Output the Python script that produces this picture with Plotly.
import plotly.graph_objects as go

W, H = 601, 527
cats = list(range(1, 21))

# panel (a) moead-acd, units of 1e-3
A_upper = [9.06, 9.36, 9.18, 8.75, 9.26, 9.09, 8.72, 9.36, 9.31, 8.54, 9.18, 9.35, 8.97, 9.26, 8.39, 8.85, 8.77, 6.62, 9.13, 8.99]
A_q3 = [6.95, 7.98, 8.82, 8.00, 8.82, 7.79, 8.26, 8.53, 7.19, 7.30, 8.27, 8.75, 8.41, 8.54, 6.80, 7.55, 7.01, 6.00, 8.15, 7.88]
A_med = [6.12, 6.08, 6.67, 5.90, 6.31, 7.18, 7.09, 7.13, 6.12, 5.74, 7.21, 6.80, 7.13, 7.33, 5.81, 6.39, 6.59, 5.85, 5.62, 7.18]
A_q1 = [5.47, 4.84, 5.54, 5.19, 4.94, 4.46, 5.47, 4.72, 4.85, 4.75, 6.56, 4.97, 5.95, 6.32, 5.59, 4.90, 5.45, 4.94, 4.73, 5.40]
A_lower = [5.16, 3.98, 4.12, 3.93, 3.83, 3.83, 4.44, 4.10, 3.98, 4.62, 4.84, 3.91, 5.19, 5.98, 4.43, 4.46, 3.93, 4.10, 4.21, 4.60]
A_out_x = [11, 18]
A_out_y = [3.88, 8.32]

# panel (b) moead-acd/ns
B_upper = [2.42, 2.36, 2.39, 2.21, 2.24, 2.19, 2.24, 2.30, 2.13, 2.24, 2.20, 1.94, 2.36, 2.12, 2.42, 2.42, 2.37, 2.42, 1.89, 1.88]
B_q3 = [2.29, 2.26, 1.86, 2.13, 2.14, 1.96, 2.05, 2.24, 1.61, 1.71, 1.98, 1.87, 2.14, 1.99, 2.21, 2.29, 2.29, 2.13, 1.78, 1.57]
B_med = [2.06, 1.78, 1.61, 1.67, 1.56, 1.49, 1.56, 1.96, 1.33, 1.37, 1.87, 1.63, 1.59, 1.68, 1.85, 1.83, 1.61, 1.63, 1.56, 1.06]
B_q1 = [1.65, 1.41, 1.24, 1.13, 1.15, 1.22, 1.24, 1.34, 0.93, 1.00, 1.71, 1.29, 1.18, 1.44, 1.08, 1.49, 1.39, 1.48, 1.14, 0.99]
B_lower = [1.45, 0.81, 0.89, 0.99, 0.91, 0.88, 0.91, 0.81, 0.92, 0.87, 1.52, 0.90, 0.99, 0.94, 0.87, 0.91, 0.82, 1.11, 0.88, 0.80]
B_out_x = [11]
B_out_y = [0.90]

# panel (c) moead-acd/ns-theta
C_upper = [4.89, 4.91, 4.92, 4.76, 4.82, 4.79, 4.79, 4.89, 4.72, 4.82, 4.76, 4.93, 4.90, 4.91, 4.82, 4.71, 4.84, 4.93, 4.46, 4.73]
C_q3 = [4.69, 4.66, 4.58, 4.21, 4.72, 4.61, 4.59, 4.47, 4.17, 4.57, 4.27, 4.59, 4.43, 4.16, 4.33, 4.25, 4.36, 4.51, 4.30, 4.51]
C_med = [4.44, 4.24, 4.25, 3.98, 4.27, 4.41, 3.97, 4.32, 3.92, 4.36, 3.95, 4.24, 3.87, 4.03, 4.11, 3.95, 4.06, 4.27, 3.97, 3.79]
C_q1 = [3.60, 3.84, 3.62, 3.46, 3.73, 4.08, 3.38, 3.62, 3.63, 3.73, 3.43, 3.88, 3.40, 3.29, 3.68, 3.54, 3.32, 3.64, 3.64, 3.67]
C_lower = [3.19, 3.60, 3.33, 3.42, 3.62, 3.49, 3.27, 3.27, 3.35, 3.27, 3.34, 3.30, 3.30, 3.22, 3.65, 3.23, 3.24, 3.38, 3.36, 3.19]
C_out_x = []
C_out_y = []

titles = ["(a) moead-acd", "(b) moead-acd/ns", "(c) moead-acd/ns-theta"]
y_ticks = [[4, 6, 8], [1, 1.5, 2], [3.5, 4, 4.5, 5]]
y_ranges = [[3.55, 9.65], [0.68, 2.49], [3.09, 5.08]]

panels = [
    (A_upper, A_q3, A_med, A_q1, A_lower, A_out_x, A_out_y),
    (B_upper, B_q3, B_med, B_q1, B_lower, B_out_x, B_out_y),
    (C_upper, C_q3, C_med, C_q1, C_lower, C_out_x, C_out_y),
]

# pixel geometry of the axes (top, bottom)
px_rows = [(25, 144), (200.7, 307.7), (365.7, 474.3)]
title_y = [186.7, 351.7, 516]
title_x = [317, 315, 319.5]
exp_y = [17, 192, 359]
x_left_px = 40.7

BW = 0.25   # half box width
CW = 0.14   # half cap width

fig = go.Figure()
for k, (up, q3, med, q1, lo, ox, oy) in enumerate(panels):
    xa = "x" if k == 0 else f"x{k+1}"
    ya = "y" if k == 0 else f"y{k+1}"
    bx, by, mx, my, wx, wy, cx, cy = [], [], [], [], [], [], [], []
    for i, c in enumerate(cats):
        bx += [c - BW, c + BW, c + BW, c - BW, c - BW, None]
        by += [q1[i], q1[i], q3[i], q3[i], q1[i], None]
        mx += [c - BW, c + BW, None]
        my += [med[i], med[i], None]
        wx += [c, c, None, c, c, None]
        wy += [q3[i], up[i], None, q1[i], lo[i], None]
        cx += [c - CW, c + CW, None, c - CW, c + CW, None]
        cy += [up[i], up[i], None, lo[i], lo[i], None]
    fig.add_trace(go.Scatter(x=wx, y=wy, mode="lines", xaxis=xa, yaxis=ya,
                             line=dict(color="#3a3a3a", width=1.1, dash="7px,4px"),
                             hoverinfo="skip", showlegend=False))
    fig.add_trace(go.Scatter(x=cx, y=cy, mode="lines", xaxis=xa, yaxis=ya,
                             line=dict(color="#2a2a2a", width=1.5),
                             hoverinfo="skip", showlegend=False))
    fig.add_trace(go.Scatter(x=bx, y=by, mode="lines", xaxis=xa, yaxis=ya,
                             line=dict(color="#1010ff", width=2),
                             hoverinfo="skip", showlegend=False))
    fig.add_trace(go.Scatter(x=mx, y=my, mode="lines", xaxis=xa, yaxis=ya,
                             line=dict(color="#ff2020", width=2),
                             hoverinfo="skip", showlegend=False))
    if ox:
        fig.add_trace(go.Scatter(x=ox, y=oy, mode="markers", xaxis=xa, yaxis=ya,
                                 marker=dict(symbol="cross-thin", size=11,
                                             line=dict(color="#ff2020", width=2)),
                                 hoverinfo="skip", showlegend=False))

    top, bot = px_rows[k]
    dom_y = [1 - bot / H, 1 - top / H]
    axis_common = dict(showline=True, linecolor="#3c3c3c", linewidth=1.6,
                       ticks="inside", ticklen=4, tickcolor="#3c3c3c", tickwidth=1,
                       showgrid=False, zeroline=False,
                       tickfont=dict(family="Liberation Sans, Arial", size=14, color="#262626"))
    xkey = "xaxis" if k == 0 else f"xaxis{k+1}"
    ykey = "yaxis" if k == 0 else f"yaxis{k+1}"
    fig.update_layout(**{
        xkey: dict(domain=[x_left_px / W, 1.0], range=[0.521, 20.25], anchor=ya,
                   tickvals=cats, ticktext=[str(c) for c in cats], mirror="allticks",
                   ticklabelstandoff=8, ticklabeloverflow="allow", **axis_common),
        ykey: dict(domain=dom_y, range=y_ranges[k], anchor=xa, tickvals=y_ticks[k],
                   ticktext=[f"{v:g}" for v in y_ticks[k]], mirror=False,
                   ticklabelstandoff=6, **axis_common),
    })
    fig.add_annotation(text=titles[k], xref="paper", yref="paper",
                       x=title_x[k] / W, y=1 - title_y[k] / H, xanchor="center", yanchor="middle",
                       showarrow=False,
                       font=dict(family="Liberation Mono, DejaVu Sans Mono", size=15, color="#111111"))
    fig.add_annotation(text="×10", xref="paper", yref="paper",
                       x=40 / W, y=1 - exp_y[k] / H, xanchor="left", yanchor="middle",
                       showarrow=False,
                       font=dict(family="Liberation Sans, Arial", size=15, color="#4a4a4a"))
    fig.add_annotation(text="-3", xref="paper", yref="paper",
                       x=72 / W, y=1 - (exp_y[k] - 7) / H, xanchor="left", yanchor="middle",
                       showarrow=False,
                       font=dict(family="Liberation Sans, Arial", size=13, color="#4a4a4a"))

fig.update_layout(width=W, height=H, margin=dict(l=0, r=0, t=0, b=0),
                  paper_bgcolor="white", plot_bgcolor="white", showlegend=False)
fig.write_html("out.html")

· · · ·

Quote exactly the stretch of lines above that starts at the first one and ends at the line with "A_out_y = [3.88, 8.32]", and nothing beyond it.

* RESPONSE FOR THIS EXERCISE *
Output the Python script that produces this picture with Plotly.
import plotly.graph_objects as go

W, H = 601, 527
cats = list(range(1, 21))

# panel (a) moead-acd, units of 1e-3
A_upper = [9.06, 9.36, 9.18, 8.75, 9.26, 9.09, 8.72, 9.36, 9.31, 8.54, 9.18, 9.35, 8.97, 9.26, 8.39, 8.85, 8.77, 6.62, 9.13, 8.99]
A_q3 = [6.95, 7.98, 8.82, 8.00, 8.82, 7.79, 8.26, 8.53, 7.19, 7.30, 8.27, 8.75, 8.41, 8.54, 6.80, 7.55, 7.01, 6.00, 8.15, 7.88]
A_med = [6.12, 6.08, 6.67, 5.90, 6.31, 7.18, 7.09, 7.13, 6.12, 5.74, 7.21, 6.80, 7.13, 7.33, 5.81, 6.39, 6.59, 5.85, 5.62, 7.18]
A_q1 = [5.47, 4.84, 5.54, 5.19, 4.94, 4.46, 5.47, 4.72, 4.85, 4.75, 6.56, 4.97, 5.95, 6.32, 5.59, 4.90, 5.45, 4.94, 4.73, 5.40]
A_lower = [5.16, 3.98, 4.12, 3.93, 3.83, 3.83, 4.44, 4.10, 3.98, 4.62, 4.84, 3.91, 5.19, 5.98, 4.43, 4.46, 3.93, 4.10, 4.21, 4.60]
A_out_x = [11, 18]
A_out_y = [3.88, 8.32]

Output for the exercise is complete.